Image source: Intel. 

Microprocessor giant Intel (INTC 0.19%) seems to be getting more serious about becoming a contract chip manufacturer. At its recent developer forum, the company went into quite a bit of detail about its efforts in this space.

Traditional contract chip manufacturers tend to service a very broad range of customers across many different industries, whereas Intel's focus appears to be more specialized, targeting two segments in particular.

A new mobile strategy

The first area Intel wants to target is the market for mobile-oriented processors. The company axed its entire pipeline of Intel-designed mobile applications processors earlier this year (though one Intel exec indicated that the company may eventually be back), so this looks to be Intel's workaround to win a piece of the mobile market.
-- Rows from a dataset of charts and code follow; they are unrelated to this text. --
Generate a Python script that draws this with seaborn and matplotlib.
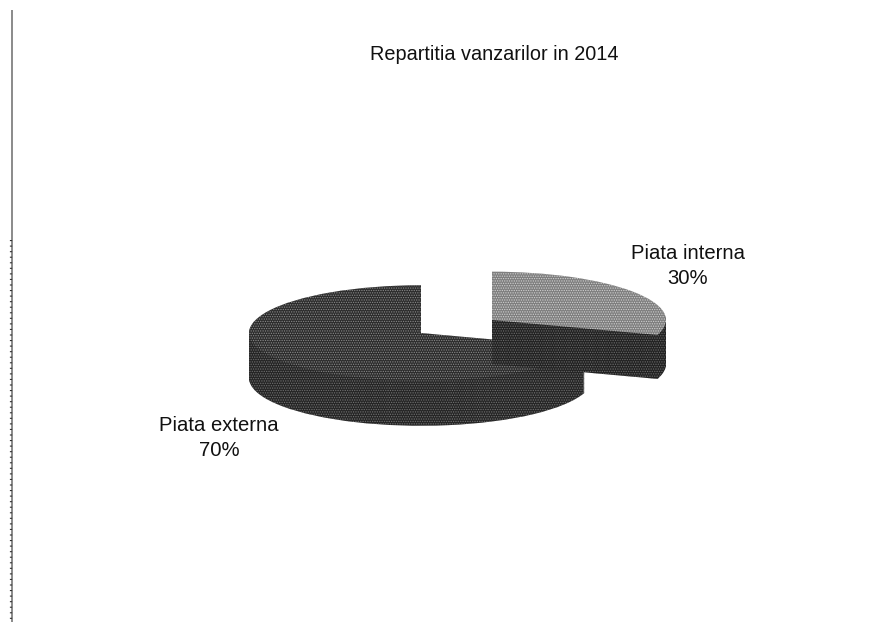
import matplotlib
matplotlib.use('Agg')
import matplotlib.pyplot as plt
import seaborn as sns

# date grafic
labels = ['Piata interna', 'Piata externa']
values = [30, 70]
title = 'Repartitia vanzarilor in 2014'

sns.set_theme(style='white')
plt.rcParams['font.family'] = ['Liberation Sans', 'DejaVu Sans']
plt.rcParams['hatch.linewidth'] = 0.6

W, H = 893, 622
K = 3.6  # turtirea elipsei


def to_y(py):
    return (H - py) * K


fig = plt.figure(figsize=(W / 100, H / 100), dpi=100)
ax = fig.add_axes([0, 0, 1, 1])


def draw_slice(idx, cx, cy, radius, depth, top_color, wall_color, top_dot, wall_dot):
    # peretele lateral, din straturi suprapuse, apoi fata de sus
    for d in list(range(depth, 0, -1)) + [0]:
        face = top_color if d == 0 else wall_color
        dot = top_dot if d == 0 else wall_dot
        wedges, _ = ax.pie(values, startangle=90, counterclock=False, radius=radius,
                           center=(cx, to_y(cy + d)),
                           wedgeprops={'facecolor': face, 'edgecolor': dot,
                                       'hatch': '.......', 'linewidth': 0})
        for i, w in enumerate(wedges):
            w.set_visible(i == idx)


draw_slice(1, 421, 333, 172, 45, '#2c2c2c', '#252525', '#8a8a8a', '#7c7c7c')
draw_slice(0, 492, 320, 174, 44, '#7e7e7e', '#222222', '#d0d0d0', '#747474')

ax.set_aspect('auto')
ax.set_frame_on(False)
ax.set_xlim(0, W)
ax.set_ylim(0, H * K)
ax.set_xticks([])
ax.set_yticks([])

# marginea din stanga a scanarii
ax.plot([11.5, 11.5], [to_y(10), to_y(H)], color='#8a8a8a', lw=1.4, solid_capstyle='butt')
ax.plot([11.2, 11.2], [to_y(240), to_y(H)], color='#333333', lw=1.6, ls=(0, (0.5, 2.0)))

ax.text(494, to_y(54), title, ha='center', va='center', fontsize=14.3, color='#111111')
ax.text(688, to_y(266), f'{labels[0]}\n{values[0]}%', ha='center', va='center',
        fontsize=14.6, color='#111111', linespacing=1.38)
ax.text(219, to_y(438), f'{labels[1]}\n{values[1]}%', ha='center', va='center',
        fontsize=14.6, color='#111111', linespacing=1.38)

fig.savefig('out.png', dpi=100, facecolor='white')
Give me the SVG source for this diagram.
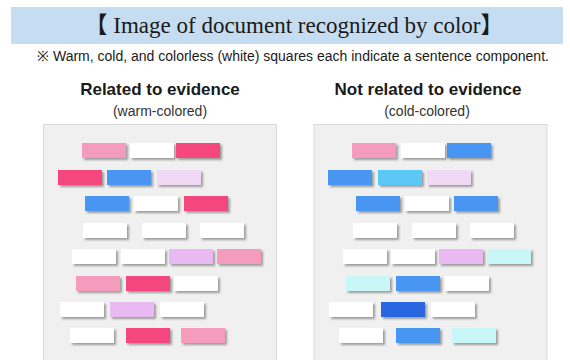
<svg xmlns="http://www.w3.org/2000/svg" width="570" height="360" viewBox="0 0 570 360">
<defs>
<filter id="sh" x="-20%" y="-30%" width="150%" height="180%">
<feDropShadow dx="2" dy="2" stdDeviation="1.2" flood-color="#000" flood-opacity="0.35"/>
</filter>
</defs>
<style>
.title{font-family:"Liberation Serif","Noto Sans CJK JP",serif;font-size:23px;fill:#1a1a1a}
.sub{font-family:"Liberation Sans",Arial,sans-serif;font-size:14px;fill:#1a1a1a}
.head{font-family:"Liberation Sans",Arial,sans-serif;font-size:17px;font-weight:bold;fill:#1a1a1a}
.small{font-family:"Liberation Sans",Arial,sans-serif;font-size:14px;fill:#333}
.panel{fill:#f0f0f0;stroke:#d9d9d9;stroke-width:1}
.b{filter:url(#sh)}
.w{fill:#ffffff}.p{fill:#f59cbd}.h{fill:#f5467f}.bl{fill:#4a95f2}.lv{fill:#f0d9f5}.lp{fill:#e9b9f2}.cy{fill:#c9f6f6}.sk{fill:#5cc8f7}.db{fill:#2c66e0}
</style>
<rect width="570" height="360" fill="#ffffff"/>
<g id="banner">
<rect x="11" y="7" width="552" height="37" fill="#c6dcf0"/>
<text class="title" x="294" y="33" text-anchor="middle">【 Image of document recognized by color】</text>
</g>
<text class="sub" x="293" y="61" text-anchor="middle">※ Warm, cold, and colorless (white) squares each indicate a sentence component.</text>
<g id="left-panel">
<text class="head" x="160" y="95" text-anchor="middle">Related to evidence</text>
<text class="small" x="160" y="116" text-anchor="middle">(warm-colored)</text>
<rect class="panel" x="43.5" y="124.5" width="233" height="245"/>
<g class="b">
<rect class="p" x="82" y="143" width="44" height="15"/><rect class="w" x="130" y="143" width="44" height="15"/><rect class="h" x="176" y="143" width="44" height="15"/>
<rect class="h" x="58" y="170" width="44" height="15"/><rect class="bl" x="107" y="170" width="44" height="15"/><rect class="lv" x="157" y="170" width="44" height="15"/>
<rect class="bl" x="85" y="196" width="44" height="15"/><rect class="w" x="134" y="196" width="44" height="15"/><rect class="h" x="184" y="196" width="44" height="15"/>
<rect class="w" x="83" y="223" width="44" height="15"/><rect class="w" x="142" y="223" width="44" height="15"/><rect class="w" x="200" y="223" width="44" height="15"/>
<rect class="w" x="72" y="249" width="44" height="15"/><rect class="w" x="121" y="249" width="44" height="15"/><rect class="lp" x="169" y="249" width="44" height="15"/><rect class="p" x="217" y="249" width="44" height="15"/>
<rect class="p" x="76" y="276" width="44" height="15"/><rect class="h" x="126" y="276" width="44" height="15"/><rect class="w" x="174" y="276" width="44" height="15"/>
<rect class="w" x="60" y="302" width="44" height="15"/><rect class="lp" x="110" y="302" width="44" height="15"/><rect class="w" x="160" y="302" width="44" height="15"/>
<rect class="w" x="70" y="328" width="44" height="15"/><rect class="h" x="126" y="328" width="44" height="15"/><rect class="p" x="181" y="328" width="44" height="15"/>
</g>
</g>
<g id="right-panel">
<text class="head" x="428" y="95" text-anchor="middle">Not related to evidence</text>
<text class="small" x="427" y="116" text-anchor="middle">(cold-colored)</text>
<rect class="panel" x="314" y="124.5" width="233" height="245"/>
<g class="b">
<rect class="p" x="352" y="143" width="44" height="15"/><rect class="w" x="401" y="143" width="44" height="15"/><rect class="bl" x="447" y="143" width="44" height="15"/>
<rect class="bl" x="328" y="170" width="44" height="15"/><rect class="sk" x="378" y="170" width="44" height="15"/><rect class="lv" x="427" y="170" width="44" height="15"/>
<rect class="bl" x="356" y="196" width="44" height="15"/><rect class="w" x="405" y="196" width="44" height="15"/><rect class="bl" x="454" y="196" width="44" height="15"/>
<rect class="w" x="353" y="223" width="44" height="15"/><rect class="w" x="412" y="223" width="44" height="15"/><rect class="w" x="470" y="223" width="44" height="15"/>
<rect class="w" x="343" y="249" width="44" height="15"/><rect class="w" x="391" y="249" width="44" height="15"/><rect class="lp" x="439" y="249" width="44" height="15"/><rect class="cy" x="487" y="249" width="44" height="15"/>
<rect class="cy" x="346" y="276" width="44" height="15"/><rect class="bl" x="396" y="276" width="44" height="15"/><rect class="w" x="445" y="276" width="44" height="15"/>
<rect class="w" x="329" y="302" width="44" height="15"/><rect class="db" x="381" y="302" width="44" height="15"/><rect class="w" x="431" y="302" width="44" height="15"/>
<rect class="w" x="339" y="328" width="44" height="15"/><rect class="bl" x="396" y="328" width="44" height="15"/><rect class="cy" x="452" y="328" width="44" height="15"/>
</g>
</g>
</svg>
According to Intel, China-based smartphone chip manufacturer Spreadtrum "is designing on Intel's 14 [nanometer] foundry platform." Strategy Analytics says Spreadtrum ranked fifth in terms of worldwide smartphone applications shipments in 2015, though how much of Spreadtrum's volume can eventually move over to Intel remains to be seen.

Additionally, Intel and smartphone manufacturer LG announced that the latter will be building a "world-class mobile platform" on the former's 10-nanometer chip manufacturing technology.

It will be interesting to see how those partnerships play out (chips based on these partnerships have yet to ship) and whether Intel can secure additional, high-volume wins over time.

Extending the company's networking efforts

The second major segment Intel is targeting with its foundry efforts is the network infrastructure market. The company is going after this market organically with its Xeon and Atom-based networking processors, and according to CEO Brian Krzanich, it has grown its share of this market to "over 10%".

In a presentation, Intel cited two examples of network infrastructure wins for its foundry efforts: an FPGA from Achronix Semiconductor and a networking chip from a company called Netronome. Both of these wins were on Intel's 22-nanometer manufacturing technology.

Going forward, I don't see Intel manufacturing products that directly compete with its Xeon/Atom product lines in this market. However, products such as networking switches, chips targeted at wireless base stations, and others could potentially be fair game. Intel actually has offerings in many segments of the networking market, but it may be more open to manufacturing competing chips as these aren't major revenue or profit drivers for the company to begin with.

A reasonable strategy, but will it pay off?

At the end of the day, it makes sense for Intel to serve as a contract chip manufacturer for companies focused on areas where Intel doesn't offer its own products or has relatively low market share. Such work should allow Intel to capture incremental revenue and profit at reasonable margins -- Intel executives have indicated in the past that its foundry business will carry margins largely in-line with the corporate average -- an obvious positive for Intel and its stockholders.

That being said, before investors go crazy about the potential opportunity, it's worth noting that Intel faces very intense competition here, mainly from Taiwan Semiconductor Manufacturing Company, as well as from Samsung, Global Foundries, and other players. In fact, TSMC is the largest player in this market by far and is expected to bring in more than $28 billion in revenue this year and more than $30 billion the following year. Its market share in 2015 was over 54%, according to market research firm Gartner 

The revenue opportunity in the contract chip manufacturing business is attractive, but in order for Intel to make meaningful headway, it's going to have to grab share from TSMC and maintain it -- something that other competitors have found to be quite challenging.

With this in mind, it'll likely be a couple of years before we'll have a good idea of whether Intel is on track to build its foundry business out to be a significant revenue contributor, or if all of these announcements amount to not much more than PR fluff.